In the instant case, the plaintiff was a foreign corporation with a residence at Chicago, and therefore there was a greater probability of its being ignorant of the existence of delinquent taxes. Defendants became the purchaser of the tax deed on June 27, 1923, without any actual knowledge of the sale on the part of plaintiff. This suit to quiet title was commenced January 9, 1924, within six months and twelve days from the time defendants received their deed. Yet within this brief period defendants are claiming to have instituted litigation to terminate a right of way across the land and ask to be reimbursed to the extent of $1,000. All that defendants offered to prove was that they had commenced this action; it had not been terminated in their favor, or at all. There was no offer to show that it was even likely to terminate favorably to the defendants. For aught that appears it may have been ill-advised litigation with no reasonable hopes of success. Indeed, the grantees apparently held a good deed of conveyance to the right of way. Moreover, there was no proof, nor offer of proof, that the litigation, even though it terminated successfully for the defendants, would enhance the value of the premises to any extent whatever. The showing in this case is too speculative, remote, and uncertain to warrant the assumption that the mere commencement of an action of that character would constitute an enhancement of value, or a betterment to the property involved.

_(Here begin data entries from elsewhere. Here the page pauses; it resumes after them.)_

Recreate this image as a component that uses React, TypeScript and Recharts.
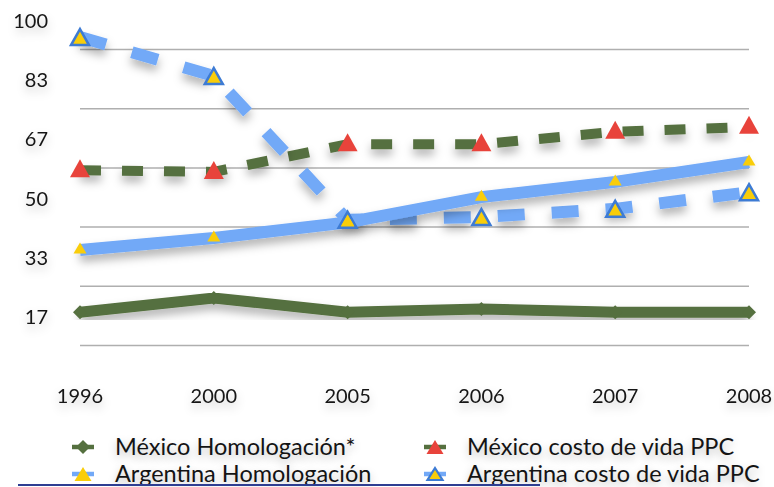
import React from 'react';
import { LineChart, Line, XAxis, YAxis, CartesianGrid } from 'recharts';

const years = ['1996', '2000', '2005', '2006', '2007', '2008'];
const mexicoHomologacion = [17.7, 21.7, 17.7, 18.6, 17.7, 17.7];
const mexicoCosto = [57.7, 57.2, 65.0, 65.0, 68.5, 69.9];
const argentinaHomologacion = [35.2, 38.6, 43.0, 50.1, 54.4, 60.0];
const argentinaCosto = [95.2, 84.2, 43.7, 44.5, 46.8, 51.5];
const yTicks = [16.67, 33.33, 50, 66.67, 83.33, 100];
const gridValues = [8.33, 25, 41.67, 58.33, 75, 91.67];

const data = years.map((year, i) => ({
  year,
  mexHom: mexicoHomologacion[i],
  mexCosto: mexicoCosto[i],
  argHom: argentinaHomologacion[i],
  argCosto: argentinaCosto[i],
}));

const GREEN = '#55703F';
const BLUE = '#72A9F7';
const RED = '#E8433B';
const YELLOW = '#F9CD0A';
const OUTLINE = '#3D7BD4';
const TEXT = '#141414';
const FONT = 'Lato, "Open Sans", sans-serif';

const triangle = (cx: number, cy: number, w: number, h: number) =>
  `M${cx},${cy - h / 2} L${cx + w / 2},${cy + h / 2} L${cx - w / 2},${cy + h / 2} Z`;

const diamondDot = (props: any) => {
  const { cx, cy, key } = props;
  return <path key={key} d={`M${cx - 7},${cy} L${cx},${cy - 7} L${cx + 7},${cy} L${cx},${cy + 7} Z`} fill={GREEN} />;
};

const redDot = (props: any) => {
  const { cx, cy, key } = props;
  return <path key={key} d={triangle(cx, cy - 2, 20, 18)} fill={RED} />;
};

const smallYellowDot = (props: any) => {
  const { cx, cy, key } = props;
  return <path key={key} d={triangle(cx, cy - 2, 13, 11)} fill={YELLOW} />;
};

const outlinedDot = (props: any) => {
  const { cx, cy, key } = props;
  return <path key={key} d={triangle(cx, cy, 18, 16)} fill={YELLOW} stroke={OUTLINE} strokeWidth={2.5} strokeLinejoin="miter" />;
};

const YTick = (props: any) => {
  const { y, payload } = props;
  return (
    <text x={48} y={y} textAnchor="end" dominantBaseline="central" fontSize={20} fill={TEXT} fontFamily={FONT} filter="url(#textShadow)">
      {Math.round(payload.value)}
    </text>
  );
};

const XTick = (props: any) => {
  const { x, payload } = props;
  return (
    <text x={x} y={395} textAnchor="middle" dominantBaseline="central" fontSize={20} fill={TEXT} fontFamily={FONT} filter="url(#textShadow)">
      {payload.value}
    </text>
  );
};

const legendItems = [
  { label: 'México Homologación*', color: GREEN, marker: 'diamond', left: 70, top: 431 },
  { label: 'México costo de vida PPC', color: GREEN, marker: 'red', left: 422, top: 431 },
  { label: 'Argentina Homologación', color: BLUE, marker: 'yellow', left: 70, top: 458 },
  { label: 'Argentina costo de vida PPC', color: BLUE, marker: 'outlined', left: 422, top: 458 },
];

function LegendIcon({ color, marker }: { color: string; marker: string }) {
  return (
    <svg width={26} height={22}>
      <line x1={2} y1={12} x2={24} y2={12} stroke={color} strokeWidth={4.5} />
      {marker === 'diamond' && <path d="M6,12 L13,5 L20,12 L13,19 Z" fill={GREEN} />}
      {marker === 'red' && <path d={triangle(13, 12, 17, 14)} fill={RED} />}
      {marker === 'yellow' && <path d={triangle(13, 12, 17, 14)} fill={YELLOW} />}
      {marker === 'outlined' && <path d={triangle(13, 12, 15, 12)} fill={YELLOW} stroke={OUTLINE} strokeWidth={2.2} />}
    </svg>
  );
}

export default function App() {
  return (
    <div style={{ position: 'absolute', left: 0, top: 0, width: 774, height: 487, background: '#fff', overflow: 'hidden' }}>
      <LineChart width={774} height={487} data={data} margin={{ top: 20, right: 25, bottom: 82, left: 0 }}>
        <defs>
          <filter id="shadow" x="-10%" y="-30%" width="120%" height="180%">
            <feDropShadow dx={0} dy={6} stdDeviation={5} floodColor="#000" floodOpacity={0.3} />
          </filter>
          <filter id="textShadow" x="-40%" y="-60%" width="180%" height="240%">
            <feDropShadow dx={0} dy={5} stdDeviation={5} floodColor="#000" floodOpacity={0.22} />
          </filter>
        </defs>
        <CartesianGrid horizontal vertical={false} horizontalValues={gridValues} stroke="#AFAFAF" strokeWidth={1.5} />
        <XAxis dataKey="year" axisLine={false} tickLine={false} height={30} tick={<XTick />} interval={0} />
        <YAxis
          type="number"
          domain={[0, 100]}
          ticks={yTicks}
          axisLine={false}
          tickLine={false}
          width={80}
          tick={<YTick />}
        />
        <Line
          dataKey="mexHom"
          type="linear"
          stroke={GREEN}
          strokeWidth={11}
          strokeLinejoin="miter"
          dot={diamondDot}
          filter="url(#shadow)"
          isAnimationActive={false}
        />
        <Line
          dataKey="mexCosto"
          type="linear"
          stroke={GREEN}
          strokeWidth={10}
          strokeDasharray="21 21"
          dot={redDot}
          filter="url(#shadow)"
          isAnimationActive={false}
        />
        <Line
          dataKey="argCosto"
          type="linear"
          stroke={BLUE}
          strokeWidth={12}
          strokeDasharray="27 27"
          dot={outlinedDot}
          filter="url(#shadow)"
          isAnimationActive={false}
        />
        <Line
          dataKey="argHom"
          type="linear"
          stroke={BLUE}
          strokeWidth={12}
          dot={smallYellowDot}
          filter="url(#shadow)"
          isAnimationActive={false}
        />
      </LineChart>
      {legendItems.map((item) => (
        <div
          key={item.label}
          style={{
            position: 'absolute',
            left: item.left,
            top: item.top,
            height: 30,
            display: 'flex',
            alignItems: 'center',
            fontFamily: FONT,
            fontSize: 23.5,
            color: TEXT,
            whiteSpace: 'nowrap',
            textShadow: '0 4px 8px rgba(0,0,0,0.25)',
          }}
        >
          <LegendIcon color={item.color} marker={item.marker} />
          <span style={{ marginLeft: 19 }}>{item.label}</span>
        </div>
      ))}
      <div style={{ position: 'absolute', left: 18, top: 484, width: 522, height: 2, background: '#2E3E92' }} />
    </div>
  );
}
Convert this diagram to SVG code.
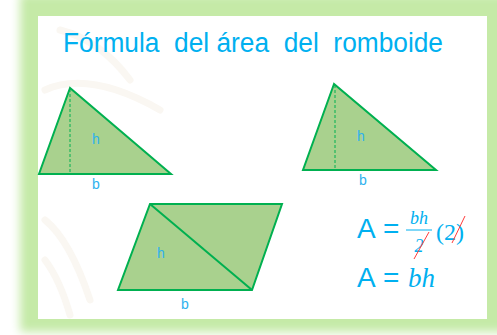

For this reason and because we are of the opinion that under our statute the owner of property is not liable for the *Page 173 value of improvements or betterments placed upon property by the holder of a void tax deed, the judgment is affirmed.
Plummer, J., and Finch, P.J., concurred.
A petition by appellants to have the cause heard in the supreme court, after judgment in the district court of appeal, was denied by the supreme court on July 13, 1927.